Last month, congressional Democrats introduced a bill to increase the number of justices on the Supreme Court from nine to 13. If passed, the legislation would nullify the effect of the nominally 6-3 conservative majority by giving President Joe Biden the opportunity to appoint four new justices to the bench. However, the legislative effort to increase the size of the Supreme Court has gained little traction, as House Speaker Nancy Pelosi, D-Calif., has said that she will not bring the legislation up for a vote. 

A poll conducted by Mason-Dixon Polling & Strategy, Inc. on behalf of the conservative religious liberty law firm First Liberty Institute, found that 68% of Americans opposed the generic addition of justices to the Supreme Court compared to 27% who supported the idea. While the American people as a whole gave the proposal of “court packing” a cool reception, Democrats were split on the idea, with 50% expressing support for it. 

When asked specifically about the legislation introduced by congressional Democrats to add four seats to the Supreme Court, 65% of respondents opposed the bill while 31% supported it. A supermajority of Democrats (63%) indicated their support for the proposal, while the overwhelming majority of Republicans (95%) expressed disapproval of the effort.

Although prominent progressives have wholeheartedly embraced court-packing, some liberals, including the late Ginsburg herself, have expressed hesitancy about altering the composition of the highest court in the land. In 2019, Ginsburg weighed in on the push to add justices to the Supreme Court, which was much more subdued at the time.

“If anything would make the court appear partisan it would be that,” she asserted. “One side saying when we’re in power we’re going to enlarge the number of judges so we’ll have more people who will vote the way we want them to.
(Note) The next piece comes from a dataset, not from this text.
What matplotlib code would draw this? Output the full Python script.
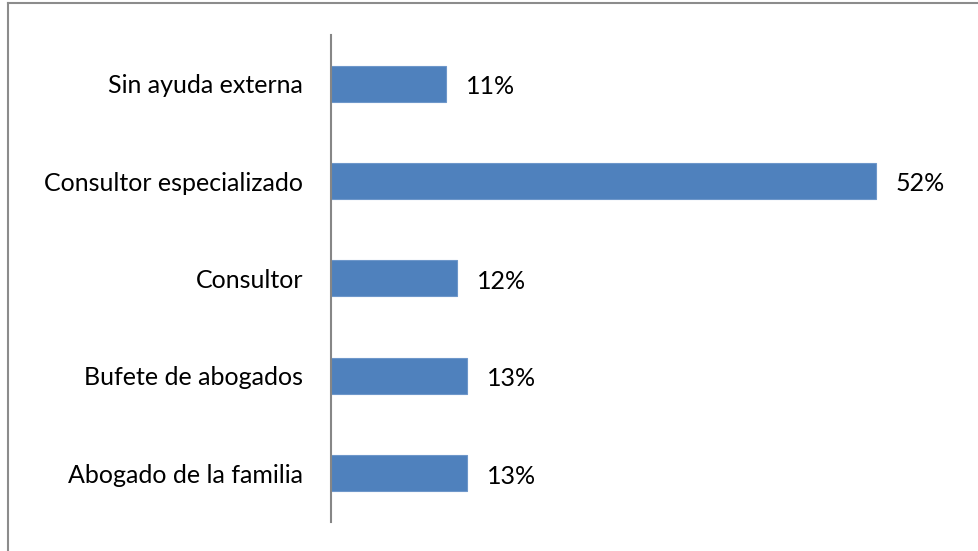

So I am not at all in favor of that solution to what I see as a temporary situation.”

Stephen Breyer, the longest-serving liberal justice on the court, echoed his late colleague’s concerns. He warned about the implications of court-packing at Harvard Law School last month, urging “those whose instincts may favor important structural change or other similar institutional changes such as forms of court-packing to think long and hard before they embody those changes in law.” 

Stressing the need to preserve the court’s reputation as “guided by legal principle, not politics,” Breyer emphasized that “structural altercation motivated by the perception of political influence can only feed that latter perception, further eroding that trust.” 

As progressives in Congress advocate for legislation to increase the size of the Supreme Court outright, Biden signed an executive order establishing a Presidential Commission on the Supreme Court of the United States, a bipartisan group of constitutional scholars and retired judges that will look at the feasibility of possible reforms to the court. The commission will report its findings to the president after 180 days. 

Blumenthal pointed to expanding the Supreme Court as one of many potential remedies that advocates of a “seismic movement to reform the Supreme Court” would seek to implement in the wake of a hypothetical court decision “chipping away at Roe v. Wade.” Other potential reforms floated by Blumenthal include “making changes to its jurisdiction, or requiring a certain number of votes to strike down certain past precedents.”

Whitehouse listed other potential reforms to the Supreme Court that could follow a rollback of Roe v. Wade, specifically expressing a desire to require “proper disclosure and transparency” of the “gifts, travel and hospitality” received by the judges as well as “people who are behind front-group amicus curiae briefs” that were “funding the political advertisements for the last three judges, writing $15 million and $17 million checks.” 

Even as the Supreme Court has yet to hear arguments in the case surrounding the Mississippi abortion law, Whitehouse is working to raise awareness about what he claims is the takeover of the court by special interest groups.

On Monday, Whitehouse announced that he was “starting a new series of Senate floor speeches (with a brand new chart) exposing the scheme by right-wing donor interests to capture the U.S. Supreme Court and achieve through the court’s power what they cannot through other branches of government.”